Edited Nov 16, 2017 12:13 PM ET.

EPDM for baffles?
by Brian Croston

This is a timely post. I will be installing baffles in my own house project in the next few weeks and also have been underwhelmed by what is commercially available. It is a standard loose-fill attic fill and I have about 3.5" gap caused by my top truss rafter between my wall sheathing and roof sheathing, so a baffle will need to include an angled bottom, similar to the article.

Reading the issues discussed, I am thinking it may be viable to cut strips of EPDM rubber to a few inches wider than truss spacing and staple them to the rafters with the appropriate gap along the top. The bottom strip can be left long and hang down to be stapled to the wall's sheathing or top plate. This should provide a reasonable seal, but a bead of Tremco could also be applied, if desired. I have quite a bit of EPDM left over from gasketing floor, wall and roof penetrations and may try it.

Nov 16, 2017 2:17 PM ET

EPDM is impermeable to water vapor. @ Brian Croston
by Dana Dorsett

If the EPDM laps up the sides of the rafters too much the path to drying (through the rafter) gets to be pretty long, and that can matter. Using EPDM flashing tapes to seal any angled bits might make sense, but in general it's safer if the baffles themselves are at least somewhat vapor permeable.

Eric's use of OSB is less than ideal, and may not work for every house. Using 1/2" or thicker MDF or asphalted fiberboard sheathing instead of OSB would have the advantage of MUCH better drying capacity- more than 20 perms at humidity levels that matter.

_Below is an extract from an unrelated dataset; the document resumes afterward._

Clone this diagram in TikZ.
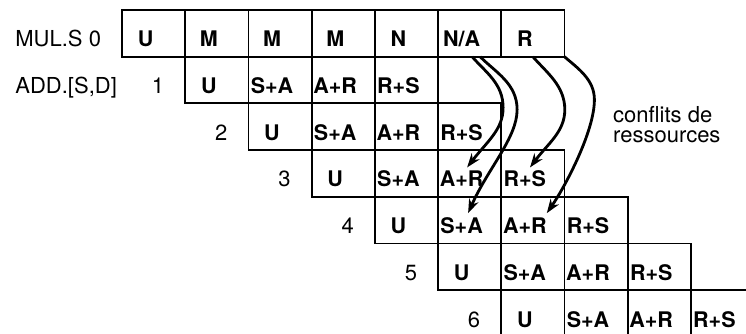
\documentclass[tikz,border=0pt]{standalone}
\usepackage{fontspec}
\setmainfont{TeX Gyre Heros}
\usetikzlibrary{arrows.meta, positioning}

\begin{document}
\begin{tikzpicture}[
    x=1pt, y=-1pt,
    node distance=0pt,
    every node/.style={font=\fontsize{22}{22}\selectfont},
    cell/.style={rectangle, draw=black, line width=1.8pt, minimum width=63.2pt, minimum height=46.7pt, inner sep=0pt, outer sep=0pt, text height=27pt, text depth=0pt, font=\fontsize{21.5}{21.5}\selectfont\bfseries, execute at end node={\kern16pt}},
    rowlbl/.style={inner sep=0pt, outer sep=0pt, text height=27pt, text depth=0pt},
    note/.style={align=left, inner sep=0pt, font=\fontsize{22}{20.5}\selectfont},
    conflict/.style={->, >={Stealth[length=14pt, width=10pt]}, line width=2.8pt}
]
\fill[white] (0,0) rectangle (746,334);
\useasboundingbox (0,0) rectangle (746,334);
\clip (0,0) rectangle (746,334);

% ============== MUL.S ==============
\node[cell] (c00) at (153.6,33.35) {U};
\node[cell, right=of c00] (c01) {M};
\node[cell, right=of c01] (c02) {M};
\node[cell, right=of c02] (c03) {M};
\node[cell, right=of c03] (c04) {N};
\node[cell, right=of c04] (c05) {N/A};
\node[cell, right=of c05] (c06) {R};

% ============== ADD.[S,D] ==============
\node[cell, below=of c01] (c11) {U};
\node[cell, right=of c11] (c12) {S+A};
\node[cell, right=of c12] (c13) {A+R};
\node[cell, right=of c13] (c14) {R+S};

\node[cell, below=of c12] (c22) {U};
\node[cell, right=of c22] (c23) {S+A};
\node[cell, right=of c23] (c24) {A+R};
\node[cell, right=of c24] (c25) {R+S};

\node[cell, below=of c23] (c33) {U};
\node[cell, right=of c33] (c34) {S+A};
\node[cell, right=of c34] (c35) {A+R};
\node[cell, right=of c35] (c36) {R+S};

\node[cell, below=of c34] (c44) {U};
\node[cell, right=of c44] (c45) {S+A};
\node[cell, right=of c45] (c46) {A+R};
\node[cell, right=of c46] (c47) {R+S};

\node[cell, below=of c45] (c55) {U};
\node[cell, right=of c55] (c56) {S+A};
\node[cell, right=of c56] (c57) {A+R};
\node[cell, right=of c57] (c58) {R+S};

\node[cell, below=of c56] (c66) {U};
\node[cell, right=of c66] (c67) {S+A};
\node[cell, right=of c67] (c68) {A+R};
\node[cell, right=of c68] (c69) {R+S};

% ============== Etiquettes ==============
\node[rowlbl, left=21pt of c00] (mul) {MUL.S 0};
\node[rowlbl, left=21pt of c11] (n1) {1};
\node[rowlbl, anchor=west] (add) at (mul.west |- n1.west) {ADD.[S,D]};
\node[rowlbl, left=21pt of c22] (n2) {2};
\node[rowlbl, left=21pt of c33] (n3) {3};
\node[rowlbl, left=21pt of c44] (n4) {4};
\node[rowlbl, left=21pt of c55] (n5) {5};
\node[rowlbl, left=21pt of c66] (n6) {6};

\node[note, anchor=north west] (conf) at (613,106) {conflits de\\ressources};

% ============== Conflits ==============
\draw[conflict] ([xshift=2.5pt]c05.south) .. controls +(14,16) and +(0,-24) .. ++(31,51)
    .. controls +(0,22) and +(20,-26) .. ([xshift=-2.5pt,yshift=6pt]c35.center);
\draw[conflict] ([xshift=10.5pt]c05.south) .. controls +(16,16) and +(0,-26) .. ++(37,53)
    .. controls +(0,28) and +(20,-45) .. ([xshift=-1.5pt,yshift=7pt]c45.center);
\draw[conflict] (c06.south) .. controls +(14,16) and +(0,-24) .. ++(32,53)
    .. controls +(0,22) and +(18,-24) .. ([xshift=-2.8pt,yshift=6pt]c36.center);
\draw[conflict] (c06.south east) .. controls +(14,12) and +(0,-20) .. ++(30,43)
    .. controls +(0,32) and +(18,-26) .. ([xshift=14pt,yshift=7pt]c46.center);
\end{tikzpicture}
\end{document}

If supported with a roof-deck spacer strip the full length at the mid-point between rafters would be able to withstand dense-packing pressures.

Nov 16, 2017 6:15 PM ET

@ Dana
by Brian Croston

thanks for the comments. I can see where using EPDM would be a potential issue when using it for the entire cavity, such as a dense-packed cathedral ceiling. But, is it still an issue in a typical attic where the lengths would only be 24-36" long or so? I would think the huge area of insulation exposed to air would allow a reasonable vapor path, even if wetness occurs right around the truss heel. Also, there seems to be a lot of vapor impermeable products (plastic or foam) on the market.

Nov 16, 2017 6:50 PM ET

With the insulation on the attic floor it doesn't matter @ Brian
by Dana Dorsett

You're absolutely right- in a fully vented attic with the chutes only at the edges it really doesn't matter.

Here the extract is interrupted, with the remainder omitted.